Сразу по приезде в Йонаву Шлеймке отправился к рабби Элиэзеру. В знак великой скорби тот долго молчал, сдержанно, по-пастырски охал, вздыхал, теребил свою бороду с проседью… Потом он печально изрёк:
— Да укрепит Господь твой дух, майн кинд.
— Я пришел к вам, ребе, за советом. Как быть, когда я его привезу сюда?
— Вопрос твой понятен, сын мой. — Рабби Элиэзер снова подоил бороду и сказал: — Мертворождённых младенцев мужеского пола не велено обрезать и нарекать каким-нибудь именем. Запрещено сидеть шиву[24] и ставить им на могиле надгробный памятник. И хоронить их должно без кадиша.
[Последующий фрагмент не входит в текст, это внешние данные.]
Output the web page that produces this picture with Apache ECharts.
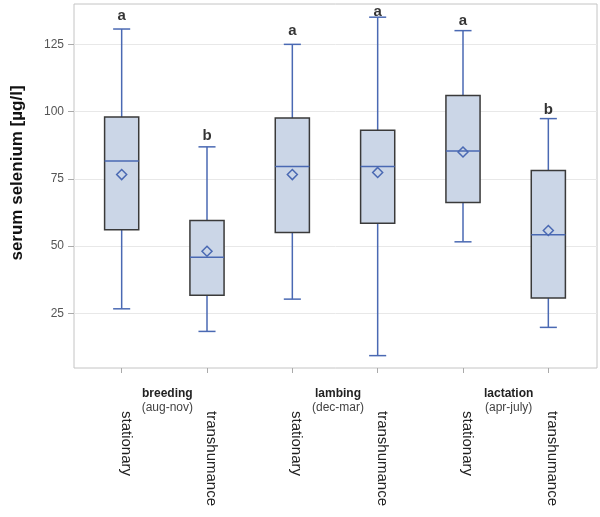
<!DOCTYPE html>
<html><head><meta charset="utf-8">
<script src="https://cdn.jsdelivr.net/npm/echarts@6/dist/echarts.min.js"></script>
<style>html,body{margin:0;padding:0;background:#fff}#c{width:600px;height:517px}</style>
</head><body><div id="c"></div>
<script>
const categories = ['stationary','transhumance','stationary','transhumance','stationary','transhumance'];
const groups = ['breeding','lambing','lactation'];
const periods = ['(aug-nov)','(dec-mar)','(apr-july)'];
const whiskerLow = [26.7, 18.3, 30.3, 9.3, 51.6, 19.8];
const q1 = [56.1, 31.7, 55.1, 58.5, 66.2, 30.7];
const median = [81.6, 45.9, 79.6, 79.6, 85.4, 54.2];
const q3 = [98.0, 59.5, 97.6, 93.1, 106.0, 78.1];
const whiskerHigh = [130.7, 86.9, 125.0, 135.1, 130.1, 97.4];
const mean = [76.6, 48.1, 76.6, 77.4, 85.0, 55.8];
const letters = ['a','b','a','a','a','b'];
const letterY = [135.6, 90.9, 129.9, 137.1, 133.6, 100.8];
const yTicks = [25, 50, 75, 100, 125];

const BLUE = '#4a69b3';
const boxData = categories.map((c, i) => [i, whiskerLow[i], q1[i], median[i], q3[i], whiskerHigh[i], mean[i]]);
const letterData = categories.map((c, i) => [i, letterY[i]]);

const chart = echarts.init(document.getElementById('c'), null, {renderer: 'canvas'});
const font = 'Liberation Sans, Arial, sans-serif';
chart.setOption({
  animation: false,
  grid: [
    {left: 74, right: 3, top: 4, bottom: 149, show: true, borderColor: '#c4c4c4', borderWidth: 1, backgroundColor: '#fff'},
    {left: 79, right: 9, top: 4, bottom: 149}
  ],
  xAxis: [
    {gridIndex: 0, type: 'value', show: false, min: 0, max: 1},
    {gridIndex: 1, type: 'category', data: categories,
      axisLine: {show: false},
      axisTick: {show: true, alignWithLabel: true, length: 5, lineStyle: {color: '#aaaaaa'}},
      axisLabel: {rotate: -90, margin: 43, color: '#222', fontSize: 15, fontFamily: font,
        verticalAlign: 'bottom', lineHeight: 8}},
    {gridIndex: 1, type: 'category', data: groups, position: 'bottom',
      axisLine: {show: false}, axisTick: {show: false},
      axisLabel: {margin: 19, interval: 0, padding: [0, 0, 0, 6],
        formatter: (v, i) => '{g|' + v + '}\n{p|' + periods[i] + '}',
        rich: {
          g: {fontFamily: font, fontWeight: 'bold', fontSize: 12, color: '#222', lineHeight: 14, align: 'center'},
          p: {fontFamily: font, fontSize: 12, color: '#444', lineHeight: 14, align: 'center'}
        }}}
  ],
  yAxis: [
    {gridIndex: 0, type: 'value', min: 4.7, max: 140,
      name: 'serum selenium [µg/l]', nameLocation: 'middle', nameGap: 48,
      nameTextStyle: {fontFamily: font, fontWeight: 'bold', fontSize: 17, color: '#111', padding: [0, 0, 0, 26]},
      axisLine: {show: false},
      axisTick: {show: true, length: 6, customValues: yTicks, lineStyle: {color: '#aaaaaa'}},
      axisLabel: {customValues: yTicks, margin: 10, color: '#555', fontSize: 12, fontFamily: font},
      splitLine: {show: true, lineStyle: {color: '#e8e8e8', width: 1}}},
    {gridIndex: 1, type: 'value', min: 4.7, max: 140, show: false, splitLine: {show: false}}
  ],
  series: [
    {
      type: 'custom', xAxisIndex: 1, yAxisIndex: 1, data: boxData,
      encode: {x: 0, y: [1, 5]},
      renderItem: function (params, api) {
        const i = api.value(0);
        const band = api.size([1, 0])[0];
        const bw = band * 0.4, cw = band * 0.2;
        const pLow = api.coord([i, api.value(1)]);
        const pQ1 = api.coord([i, api.value(2)]);
        const pMed = api.coord([i, api.value(3)]);
        const pQ3 = api.coord([i, api.value(4)]);
        const pHigh = api.coord([i, api.value(5)]);
        const pMean = api.coord([i, api.value(6)]);
        const x = pMed[0];
        const ls = {stroke: BLUE, lineWidth: 1.5};
        const d = 5;
        return {type: 'group', children: [
          {type: 'line', shape: {x1: x, y1: pHigh[1], x2: x, y2: pQ3[1]}, style: ls},
          {type: 'line', shape: {x1: x, y1: pQ1[1], x2: x, y2: pLow[1]}, style: ls},
          {type: 'line', shape: {x1: x - cw / 2, y1: pHigh[1], x2: x + cw / 2, y2: pHigh[1]}, style: ls},
          {type: 'line', shape: {x1: x - cw / 2, y1: pLow[1], x2: x + cw / 2, y2: pLow[1]}, style: ls},
          {type: 'rect', shape: {x: x - bw / 2, y: pQ3[1], width: bw, height: pQ1[1] - pQ3[1]},
            style: {fill: '#cbd6e7', stroke: '#3a3a3a', lineWidth: 1.5}},
          {type: 'line', shape: {x1: x - bw / 2, y1: pMed[1], x2: x + bw / 2, y2: pMed[1]}, style: ls},
          {type: 'polygon', shape: {points: [[x, pMean[1] - d], [x + d, pMean[1]], [x, pMean[1] + d], [x - d, pMean[1]]]},
            style: {fill: 'none', stroke: BLUE, lineWidth: 1.5}}
        ]};
      }
    },
    {
      type: 'scatter', xAxisIndex: 1, yAxisIndex: 1, data: letterData, symbolSize: 0, z: 5,
      label: {show: true, position: 'inside', formatter: p => letters[p.dataIndex],
        fontFamily: font, fontWeight: 'bold', fontSize: 15, color: '#000'}
    }
  ]
});
</script></body></html>
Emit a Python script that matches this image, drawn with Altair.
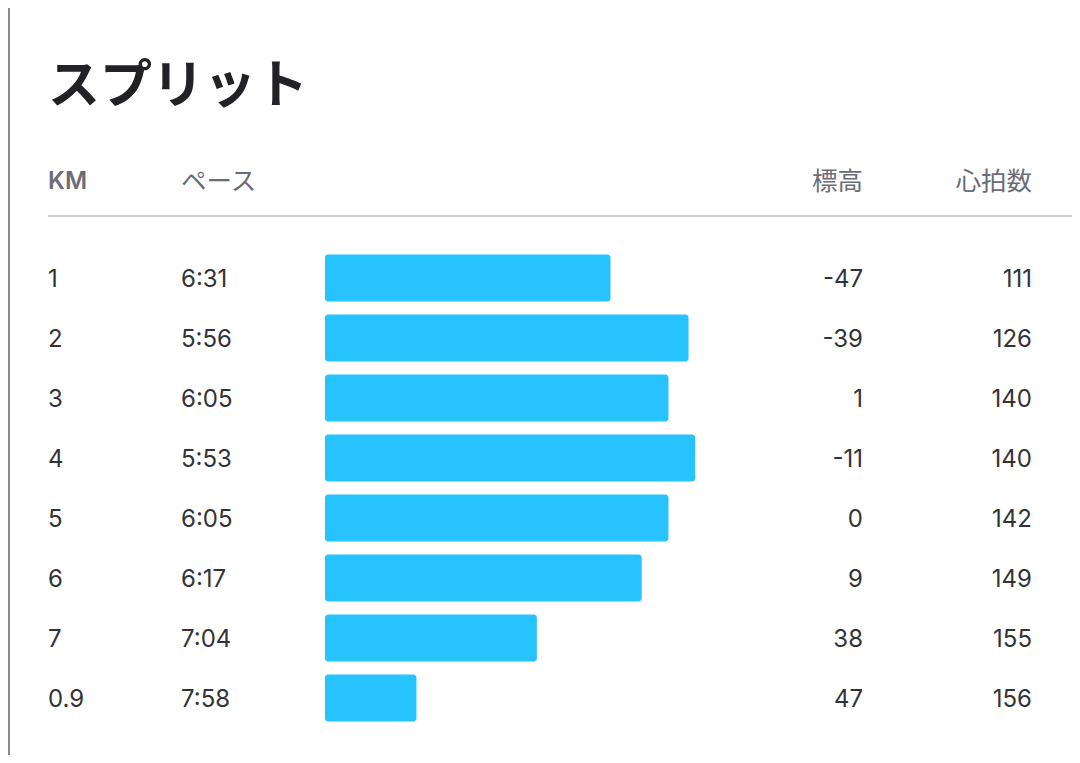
import altair as alt
import pandas as pd

# ---- data ----
km_labels = ["1", "2", "3", "4", "5", "6", "7", "0.9"]
pace_labels = ["6:31", "5:56", "6:05", "5:53", "6:05", "6:17", "7:04", "7:58"]
elevation = [-47, -39, 1, -11, 0, 9, 38, 47]
heart_rate = [111, 126, 140, 140, 142, 149, 155, 156]

title_text = "スプリット"
headers = ["KM", "ペース", "標高", "心拍数"]


def to_seconds(s):
    m, sec = s.split(":")
    return int(m) * 60 + int(sec)


pace_seconds = [to_seconds(p) for p in pace_labels]
BAR_BASE = 519  # pace (s) at which the bar would have zero length

df = pd.DataFrame({
    "row": list(range(len(km_labels))),
    "km": km_labels,
    "pace": pace_labels,
    "pace_s": pace_seconds,
    "elev": [str(e) for e in elevation],
    "hr": [str(h) for h in heart_rate],
})

W, H = 1064, 747
JP = "Noto Sans CJK JP"
NUM = "Inter"
TEXT_COL = "#333337"
HEAD_COL = "#6c6c76"

yscale = alt.Scale(domain=[0, 7], range=[270, 690])
xscale = alt.Scale(domain=[BAR_BASE, 300], range=[317, 805.4])

base = alt.Chart(df)

bars = base.mark_rect(color="#27c3fe", cornerRadius=3).transform_calculate(
    y0="datum.row - 0.392", y1="datum.row + 0.392", base=str(BAR_BASE)
).encode(
    x=alt.X("base:Q", scale=xscale, axis=None),
    x2="pace_s:Q",
    y=alt.Y("y0:Q", scale=yscale, axis=None),
    y2="y1:Q",
)


def col_text(field, xpos, align):
    return base.mark_text(
        font=NUM, fontSize=24, color=TEXT_COL, align=align, baseline="middle",
        dy=2
    ).encode(
        x=alt.value(xpos),
        y=alt.Y("row:Q", scale=yscale, axis=None),
        text=f"{field}:N",
    )


t_km = col_text("km", 40, "left")
t_pace = col_text("pace", 173, "left")
t_elev = col_text("elev", 855, "right")
t_hr = col_text("hr", 1024, "right")

head_df = pd.DataFrame({
    "label": headers,
    "xpos": [40, 173, 855, 1024],
    "align": ["left", "left", "right", "right"],
})


def header(i):
    d = pd.DataFrame({"label": [headers[i]]})
    is_km = headers[i] == "KM"
    return alt.Chart(d).mark_text(
        font=NUM if is_km else JP,
        fontSize=24 if is_km else 25.5,
        fontWeight=600 if is_km else "normal",
        color=HEAD_COL, align=head_df["align"][i], baseline="middle"
    ).encode(
        x=alt.value(float(head_df["xpos"][i])),
        y=alt.value(174),
        text="label:N",
    )


headers_layer = [header(i) for i in range(len(headers))]

title = alt.Chart(pd.DataFrame({"t": [title_text]})).mark_text(
    font=JP, fontSize=52, fontWeight="bold", color="#222226",
    align="left", baseline="alphabetic"
).encode(x=alt.value(40), y=alt.value(95), text="t:N")

rule = alt.Chart(pd.DataFrame({"a": [0]})).mark_rule(
    color="#cccccc", strokeWidth=2
).encode(x=alt.value(40), x2=alt.value(W), y=alt.value(208))

border = alt.Chart(pd.DataFrame({"a": [0]})).mark_rule(
    color="#8a8a8a", strokeWidth=2
).encode(x=alt.value(1), y=alt.value(0), y2=alt.value(H))

chart = alt.layer(
    border, title, *headers_layer, rule, bars, t_km, t_pace, t_elev, t_hr
).properties(
    width=W, height=H, padding=0,
    autosize=alt.AutoSizeParams(type="none"),
    background="white",
).configure_view(stroke=None)

chart.save("out.html", embed_options={"renderer": "svg", "actions": False})
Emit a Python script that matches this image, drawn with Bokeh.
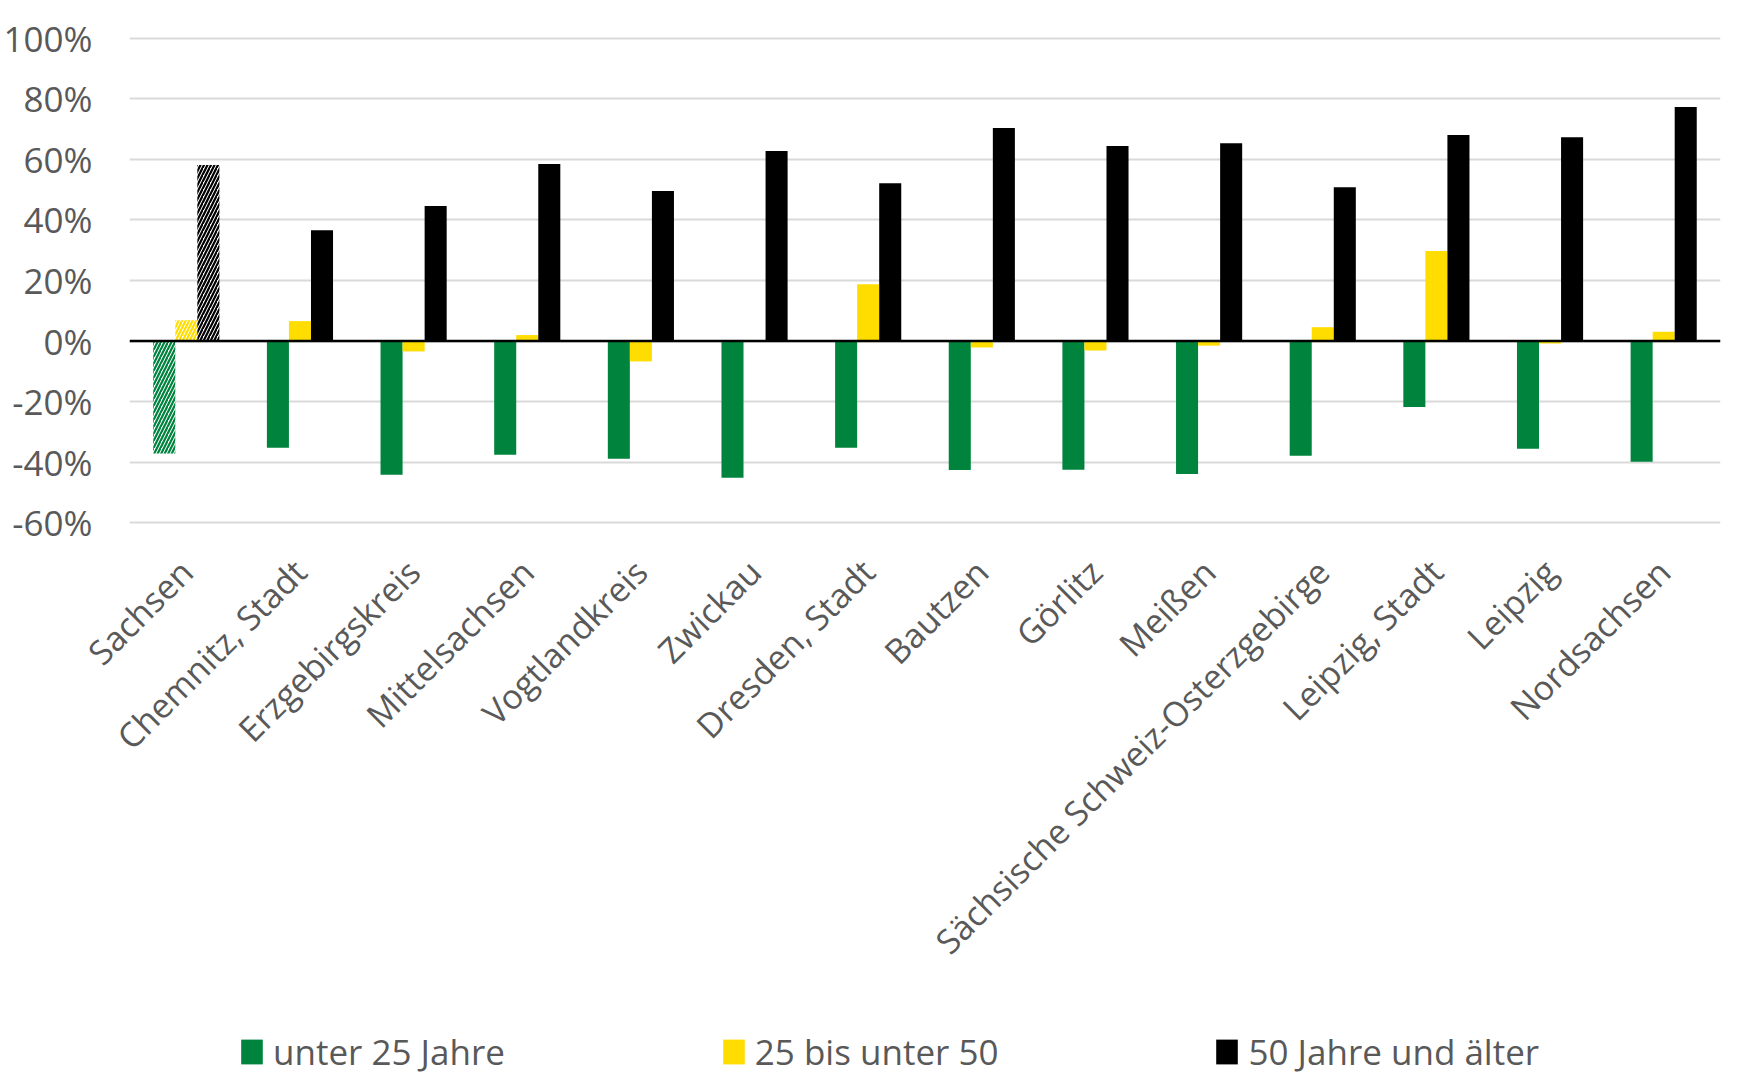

— То есть просто закопать?
— Да. Родителям и родственникам, правда, при этом не запрещается посещать место захоронения и ухаживать за ним с подобающим прилежанием. Свяжись с Хацкелем, главой похоронного братства, он тебе всё объяснит и всё сделает, как положено.
— Этот немец ничего не знает. Никто не может нам запретить сидеть шиву, — возмутилась Роха. — Что с того, что рабби Элиэзер не запишет его имя в Книгу судеб?.. Обойдёмся и без его записи. Памяти безымянной не бывает.
— Может, всё-таки дождёмся Хенку, — предложил Довид. — Без неё как-то неудобно.
— Не стоит растравлять её и без того истерзанную душу. Подумайте сами — сначала похороны, а потом шива. Хенка может не выдержать, — промолвила Роха. — Всем миром такую страшную боль не лечат.
Вняли её голосу, а не Довида и не «этого немца» — рабби Элиэзера из Тильзита. Обе семьи в течение семи траурных дней сидели дома и никуда не выходили.
Даже богохульник Шмулик вопреки своей твёрдой уверенности, что Бога придумали эксплуататоры, чтобы дурить трудящиеся массы, скорбел вместе со всеми.
— В горе надо проявлять пролетарскую солидарность, — сказал он, усаживаясь рядом с зятем. — Сегодня мне сестра дороже всякой справедливости.
На прощальный ритуал пришёл и домовладелец Эфраим Каплер — в бархатной ермолке, с чёрной ленточкой в петлице, забежал подвыпивший маляр Евель с ведёрком краски и неразлучной кистью, посетили дом на Рыбацкой улице доктор Блюменфельд и повитуха Мина.